Each line that holds the word "this" counts once; give the total for the records below and nothing else.

Plotting code records
***

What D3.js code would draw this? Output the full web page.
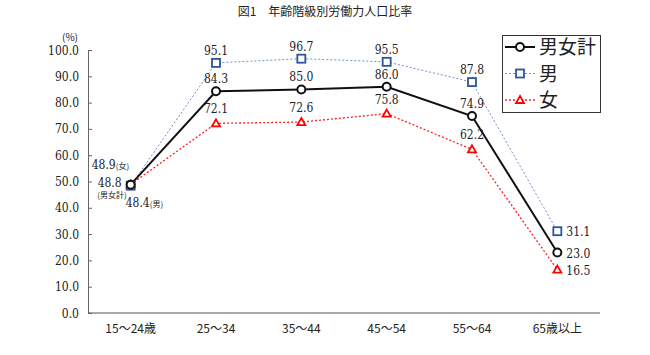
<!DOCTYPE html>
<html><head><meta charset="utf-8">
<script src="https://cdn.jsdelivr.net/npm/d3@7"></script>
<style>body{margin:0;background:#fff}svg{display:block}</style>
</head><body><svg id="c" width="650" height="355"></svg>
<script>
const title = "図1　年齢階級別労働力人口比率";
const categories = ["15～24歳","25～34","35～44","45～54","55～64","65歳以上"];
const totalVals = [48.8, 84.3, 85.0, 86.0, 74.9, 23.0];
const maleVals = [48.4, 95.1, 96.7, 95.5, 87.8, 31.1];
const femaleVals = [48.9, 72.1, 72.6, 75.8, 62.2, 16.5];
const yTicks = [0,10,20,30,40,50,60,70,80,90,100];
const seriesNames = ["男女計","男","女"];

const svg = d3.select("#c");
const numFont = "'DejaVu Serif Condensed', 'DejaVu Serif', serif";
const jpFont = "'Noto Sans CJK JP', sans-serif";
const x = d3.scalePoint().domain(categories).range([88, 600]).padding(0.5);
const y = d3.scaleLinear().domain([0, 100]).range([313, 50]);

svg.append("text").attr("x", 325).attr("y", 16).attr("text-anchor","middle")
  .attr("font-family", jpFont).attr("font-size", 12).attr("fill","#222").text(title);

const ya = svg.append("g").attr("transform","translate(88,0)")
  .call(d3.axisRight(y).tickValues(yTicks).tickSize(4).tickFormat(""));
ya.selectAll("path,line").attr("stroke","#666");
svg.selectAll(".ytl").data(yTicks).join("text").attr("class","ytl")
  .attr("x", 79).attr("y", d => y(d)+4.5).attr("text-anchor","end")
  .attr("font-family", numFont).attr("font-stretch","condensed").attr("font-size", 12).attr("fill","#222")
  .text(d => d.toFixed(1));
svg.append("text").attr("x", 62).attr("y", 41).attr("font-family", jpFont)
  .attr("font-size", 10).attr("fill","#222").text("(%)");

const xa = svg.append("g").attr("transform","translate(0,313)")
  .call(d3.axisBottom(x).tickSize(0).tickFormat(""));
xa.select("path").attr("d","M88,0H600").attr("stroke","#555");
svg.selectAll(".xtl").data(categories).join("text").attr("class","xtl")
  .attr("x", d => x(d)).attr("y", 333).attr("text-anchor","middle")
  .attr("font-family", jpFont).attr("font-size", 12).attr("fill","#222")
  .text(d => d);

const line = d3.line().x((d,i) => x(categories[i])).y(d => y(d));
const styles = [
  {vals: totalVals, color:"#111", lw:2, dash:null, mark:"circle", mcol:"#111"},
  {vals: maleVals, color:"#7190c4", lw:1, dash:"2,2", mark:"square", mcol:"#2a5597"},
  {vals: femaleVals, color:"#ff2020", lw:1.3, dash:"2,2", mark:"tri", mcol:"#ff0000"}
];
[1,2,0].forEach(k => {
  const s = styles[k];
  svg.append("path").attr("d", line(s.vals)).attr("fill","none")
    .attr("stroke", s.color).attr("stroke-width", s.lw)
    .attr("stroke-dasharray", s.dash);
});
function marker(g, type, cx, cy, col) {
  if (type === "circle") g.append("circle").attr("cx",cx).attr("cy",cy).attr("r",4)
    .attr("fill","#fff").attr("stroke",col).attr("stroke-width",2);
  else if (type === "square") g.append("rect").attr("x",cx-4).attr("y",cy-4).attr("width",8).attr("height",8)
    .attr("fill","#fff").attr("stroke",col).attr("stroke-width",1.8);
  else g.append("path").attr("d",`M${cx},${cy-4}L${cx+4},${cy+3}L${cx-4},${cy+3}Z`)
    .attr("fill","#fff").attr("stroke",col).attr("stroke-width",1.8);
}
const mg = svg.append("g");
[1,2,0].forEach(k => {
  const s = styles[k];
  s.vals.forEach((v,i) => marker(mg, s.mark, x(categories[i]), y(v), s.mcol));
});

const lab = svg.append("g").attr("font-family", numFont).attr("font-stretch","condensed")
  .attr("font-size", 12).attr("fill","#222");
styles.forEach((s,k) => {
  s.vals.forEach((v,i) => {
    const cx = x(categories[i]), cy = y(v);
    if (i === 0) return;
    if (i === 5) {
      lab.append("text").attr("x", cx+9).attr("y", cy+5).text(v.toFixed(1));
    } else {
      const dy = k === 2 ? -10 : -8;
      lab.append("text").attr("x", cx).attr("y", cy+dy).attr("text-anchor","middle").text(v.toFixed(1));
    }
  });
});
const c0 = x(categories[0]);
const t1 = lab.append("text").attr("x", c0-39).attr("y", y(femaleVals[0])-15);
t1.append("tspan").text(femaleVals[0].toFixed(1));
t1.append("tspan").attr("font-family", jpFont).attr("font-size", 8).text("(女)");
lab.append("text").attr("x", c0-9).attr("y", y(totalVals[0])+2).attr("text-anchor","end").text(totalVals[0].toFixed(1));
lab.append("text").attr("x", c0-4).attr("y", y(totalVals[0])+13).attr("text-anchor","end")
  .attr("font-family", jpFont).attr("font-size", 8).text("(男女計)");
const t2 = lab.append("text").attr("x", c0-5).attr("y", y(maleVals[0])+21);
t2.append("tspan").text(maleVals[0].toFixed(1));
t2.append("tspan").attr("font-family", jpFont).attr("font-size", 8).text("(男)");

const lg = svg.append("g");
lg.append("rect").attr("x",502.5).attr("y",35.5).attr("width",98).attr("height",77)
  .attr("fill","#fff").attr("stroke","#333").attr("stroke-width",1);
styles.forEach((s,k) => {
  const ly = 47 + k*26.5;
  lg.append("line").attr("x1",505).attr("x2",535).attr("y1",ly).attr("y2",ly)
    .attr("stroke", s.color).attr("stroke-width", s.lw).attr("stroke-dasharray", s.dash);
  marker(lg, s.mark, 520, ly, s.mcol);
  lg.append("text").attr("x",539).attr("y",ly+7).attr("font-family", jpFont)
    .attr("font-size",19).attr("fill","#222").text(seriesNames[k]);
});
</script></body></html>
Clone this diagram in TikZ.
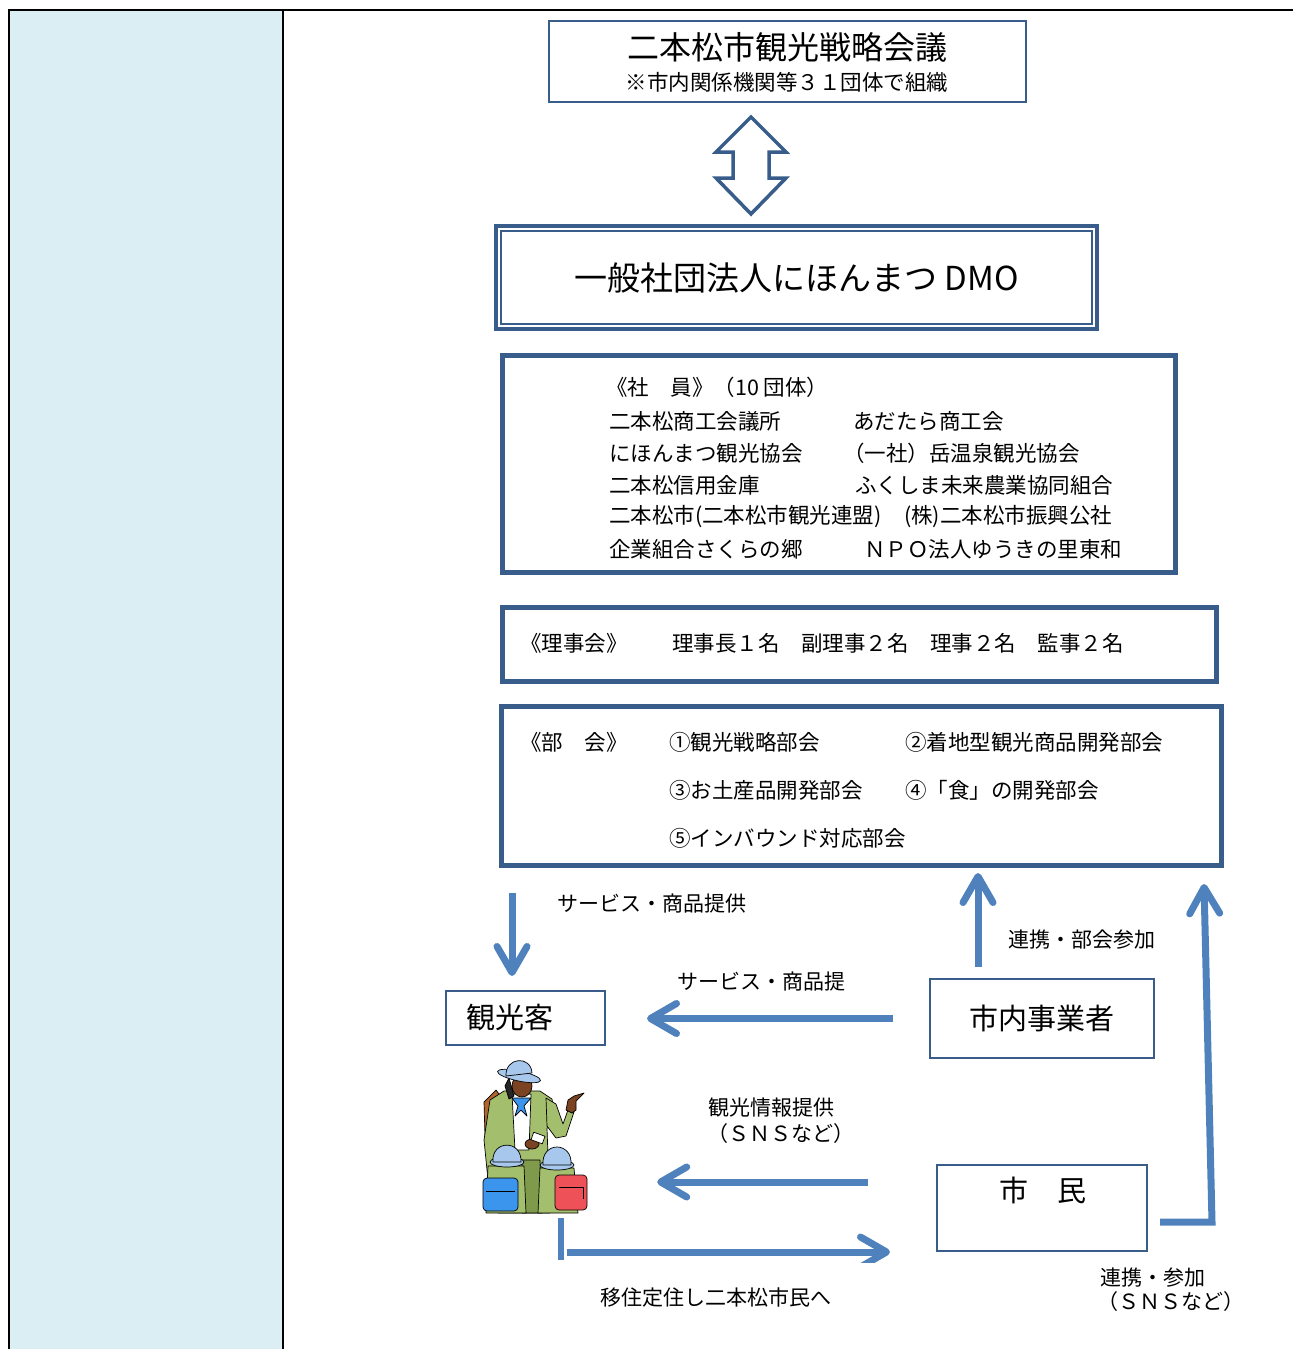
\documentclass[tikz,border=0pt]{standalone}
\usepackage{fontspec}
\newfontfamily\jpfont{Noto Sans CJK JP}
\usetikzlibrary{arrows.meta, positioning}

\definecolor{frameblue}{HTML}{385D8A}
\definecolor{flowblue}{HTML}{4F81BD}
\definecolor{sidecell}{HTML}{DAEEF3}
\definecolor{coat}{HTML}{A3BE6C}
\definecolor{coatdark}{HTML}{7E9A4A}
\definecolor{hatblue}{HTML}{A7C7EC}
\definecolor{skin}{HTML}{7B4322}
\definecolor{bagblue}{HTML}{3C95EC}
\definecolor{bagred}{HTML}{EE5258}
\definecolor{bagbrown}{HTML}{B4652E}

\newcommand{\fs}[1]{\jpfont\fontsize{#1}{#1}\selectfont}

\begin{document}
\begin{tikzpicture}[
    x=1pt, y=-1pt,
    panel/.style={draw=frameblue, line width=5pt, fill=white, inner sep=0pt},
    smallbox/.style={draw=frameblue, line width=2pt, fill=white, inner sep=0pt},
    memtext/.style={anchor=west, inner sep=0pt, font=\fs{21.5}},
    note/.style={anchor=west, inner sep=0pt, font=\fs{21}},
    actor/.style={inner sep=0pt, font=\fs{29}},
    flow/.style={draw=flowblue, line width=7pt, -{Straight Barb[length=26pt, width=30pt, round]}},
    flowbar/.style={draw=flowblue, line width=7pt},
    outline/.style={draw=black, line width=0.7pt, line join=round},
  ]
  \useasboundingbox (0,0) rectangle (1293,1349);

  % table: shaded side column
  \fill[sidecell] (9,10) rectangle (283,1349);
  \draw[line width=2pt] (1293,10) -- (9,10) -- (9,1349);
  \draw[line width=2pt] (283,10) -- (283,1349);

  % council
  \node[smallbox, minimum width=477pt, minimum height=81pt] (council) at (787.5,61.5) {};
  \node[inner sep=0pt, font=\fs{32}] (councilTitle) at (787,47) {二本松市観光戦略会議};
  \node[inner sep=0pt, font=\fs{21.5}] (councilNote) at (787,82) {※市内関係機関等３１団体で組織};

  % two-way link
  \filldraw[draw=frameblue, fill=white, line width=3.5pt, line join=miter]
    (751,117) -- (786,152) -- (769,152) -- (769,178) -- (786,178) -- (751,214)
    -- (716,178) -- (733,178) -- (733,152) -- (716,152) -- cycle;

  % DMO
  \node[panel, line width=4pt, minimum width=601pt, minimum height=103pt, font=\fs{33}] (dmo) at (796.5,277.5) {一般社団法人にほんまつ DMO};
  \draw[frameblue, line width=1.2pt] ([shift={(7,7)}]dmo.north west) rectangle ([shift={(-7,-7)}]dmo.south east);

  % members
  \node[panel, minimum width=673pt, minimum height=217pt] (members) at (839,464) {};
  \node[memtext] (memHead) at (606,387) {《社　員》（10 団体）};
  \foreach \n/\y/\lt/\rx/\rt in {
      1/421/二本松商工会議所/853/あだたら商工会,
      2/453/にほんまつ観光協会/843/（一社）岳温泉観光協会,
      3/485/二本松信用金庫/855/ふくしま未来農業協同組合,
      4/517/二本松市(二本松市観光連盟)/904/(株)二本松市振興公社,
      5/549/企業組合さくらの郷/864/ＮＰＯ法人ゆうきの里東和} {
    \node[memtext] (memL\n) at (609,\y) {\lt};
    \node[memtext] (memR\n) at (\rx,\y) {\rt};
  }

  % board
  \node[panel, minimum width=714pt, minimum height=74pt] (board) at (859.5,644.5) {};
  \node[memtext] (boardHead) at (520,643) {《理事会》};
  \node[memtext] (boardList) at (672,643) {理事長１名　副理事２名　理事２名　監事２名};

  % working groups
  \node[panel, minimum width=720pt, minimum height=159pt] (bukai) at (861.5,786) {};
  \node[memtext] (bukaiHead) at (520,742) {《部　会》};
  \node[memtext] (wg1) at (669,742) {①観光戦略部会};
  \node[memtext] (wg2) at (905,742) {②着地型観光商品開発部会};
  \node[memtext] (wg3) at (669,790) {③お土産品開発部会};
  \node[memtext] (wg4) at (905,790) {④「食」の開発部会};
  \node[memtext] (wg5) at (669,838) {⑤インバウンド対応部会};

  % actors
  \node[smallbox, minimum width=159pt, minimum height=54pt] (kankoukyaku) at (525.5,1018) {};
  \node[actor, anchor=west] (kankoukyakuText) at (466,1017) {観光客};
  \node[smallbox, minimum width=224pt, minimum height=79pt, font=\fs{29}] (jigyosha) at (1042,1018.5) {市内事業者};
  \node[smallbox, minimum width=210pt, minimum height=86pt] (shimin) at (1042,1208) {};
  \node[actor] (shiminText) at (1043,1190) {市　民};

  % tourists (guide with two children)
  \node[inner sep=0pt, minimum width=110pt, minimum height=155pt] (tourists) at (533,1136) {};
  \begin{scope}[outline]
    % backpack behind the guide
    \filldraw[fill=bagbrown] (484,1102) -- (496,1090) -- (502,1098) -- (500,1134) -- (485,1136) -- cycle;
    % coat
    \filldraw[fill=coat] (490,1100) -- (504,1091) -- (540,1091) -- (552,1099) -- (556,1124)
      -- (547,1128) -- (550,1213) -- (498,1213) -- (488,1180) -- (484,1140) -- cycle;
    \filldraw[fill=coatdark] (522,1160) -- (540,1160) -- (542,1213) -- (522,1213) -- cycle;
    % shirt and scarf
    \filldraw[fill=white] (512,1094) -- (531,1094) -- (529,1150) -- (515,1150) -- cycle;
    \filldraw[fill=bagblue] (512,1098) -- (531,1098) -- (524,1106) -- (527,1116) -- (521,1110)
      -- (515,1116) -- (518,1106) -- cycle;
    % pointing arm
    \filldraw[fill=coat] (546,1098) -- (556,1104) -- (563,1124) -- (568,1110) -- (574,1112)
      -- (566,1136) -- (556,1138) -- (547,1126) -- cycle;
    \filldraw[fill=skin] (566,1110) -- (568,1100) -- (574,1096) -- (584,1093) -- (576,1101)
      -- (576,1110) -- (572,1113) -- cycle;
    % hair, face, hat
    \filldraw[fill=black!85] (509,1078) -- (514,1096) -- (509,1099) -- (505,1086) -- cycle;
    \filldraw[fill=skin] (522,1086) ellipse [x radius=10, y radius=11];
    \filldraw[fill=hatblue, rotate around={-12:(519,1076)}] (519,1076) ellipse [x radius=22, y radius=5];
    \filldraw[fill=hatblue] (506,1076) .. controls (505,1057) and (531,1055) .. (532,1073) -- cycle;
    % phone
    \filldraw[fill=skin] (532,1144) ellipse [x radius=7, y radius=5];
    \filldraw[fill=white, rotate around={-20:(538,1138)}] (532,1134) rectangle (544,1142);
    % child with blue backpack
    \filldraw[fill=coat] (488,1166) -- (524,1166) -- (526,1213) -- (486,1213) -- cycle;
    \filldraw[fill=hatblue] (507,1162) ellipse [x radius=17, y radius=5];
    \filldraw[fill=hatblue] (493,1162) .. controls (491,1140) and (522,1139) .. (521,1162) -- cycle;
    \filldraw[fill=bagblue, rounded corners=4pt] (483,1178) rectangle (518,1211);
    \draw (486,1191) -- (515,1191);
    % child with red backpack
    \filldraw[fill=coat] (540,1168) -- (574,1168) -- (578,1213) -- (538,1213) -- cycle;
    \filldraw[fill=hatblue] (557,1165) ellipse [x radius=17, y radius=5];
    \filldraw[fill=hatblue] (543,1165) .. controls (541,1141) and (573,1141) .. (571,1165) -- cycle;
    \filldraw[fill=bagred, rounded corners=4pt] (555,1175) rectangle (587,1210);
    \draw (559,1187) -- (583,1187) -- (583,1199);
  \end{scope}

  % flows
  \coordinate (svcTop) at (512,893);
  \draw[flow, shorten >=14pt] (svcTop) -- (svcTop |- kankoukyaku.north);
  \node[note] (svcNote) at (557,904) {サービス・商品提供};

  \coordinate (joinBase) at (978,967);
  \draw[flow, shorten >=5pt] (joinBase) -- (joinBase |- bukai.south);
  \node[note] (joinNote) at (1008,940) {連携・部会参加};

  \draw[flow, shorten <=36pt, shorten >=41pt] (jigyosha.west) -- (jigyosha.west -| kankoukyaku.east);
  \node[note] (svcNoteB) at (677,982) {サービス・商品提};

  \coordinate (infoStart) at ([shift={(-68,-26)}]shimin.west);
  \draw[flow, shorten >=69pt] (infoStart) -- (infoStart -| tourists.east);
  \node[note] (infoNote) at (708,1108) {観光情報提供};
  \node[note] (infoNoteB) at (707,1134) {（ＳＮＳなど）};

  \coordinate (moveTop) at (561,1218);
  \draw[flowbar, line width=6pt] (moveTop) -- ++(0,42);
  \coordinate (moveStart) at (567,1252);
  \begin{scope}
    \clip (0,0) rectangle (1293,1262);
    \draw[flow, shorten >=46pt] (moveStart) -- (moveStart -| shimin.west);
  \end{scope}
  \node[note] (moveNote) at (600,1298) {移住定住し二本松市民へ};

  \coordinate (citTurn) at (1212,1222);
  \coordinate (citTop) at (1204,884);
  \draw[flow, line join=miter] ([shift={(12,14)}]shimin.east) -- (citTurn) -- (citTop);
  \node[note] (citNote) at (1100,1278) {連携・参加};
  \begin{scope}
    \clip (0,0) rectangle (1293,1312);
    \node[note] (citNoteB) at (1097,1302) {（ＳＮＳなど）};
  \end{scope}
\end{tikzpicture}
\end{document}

***

## RESULT BELOW
2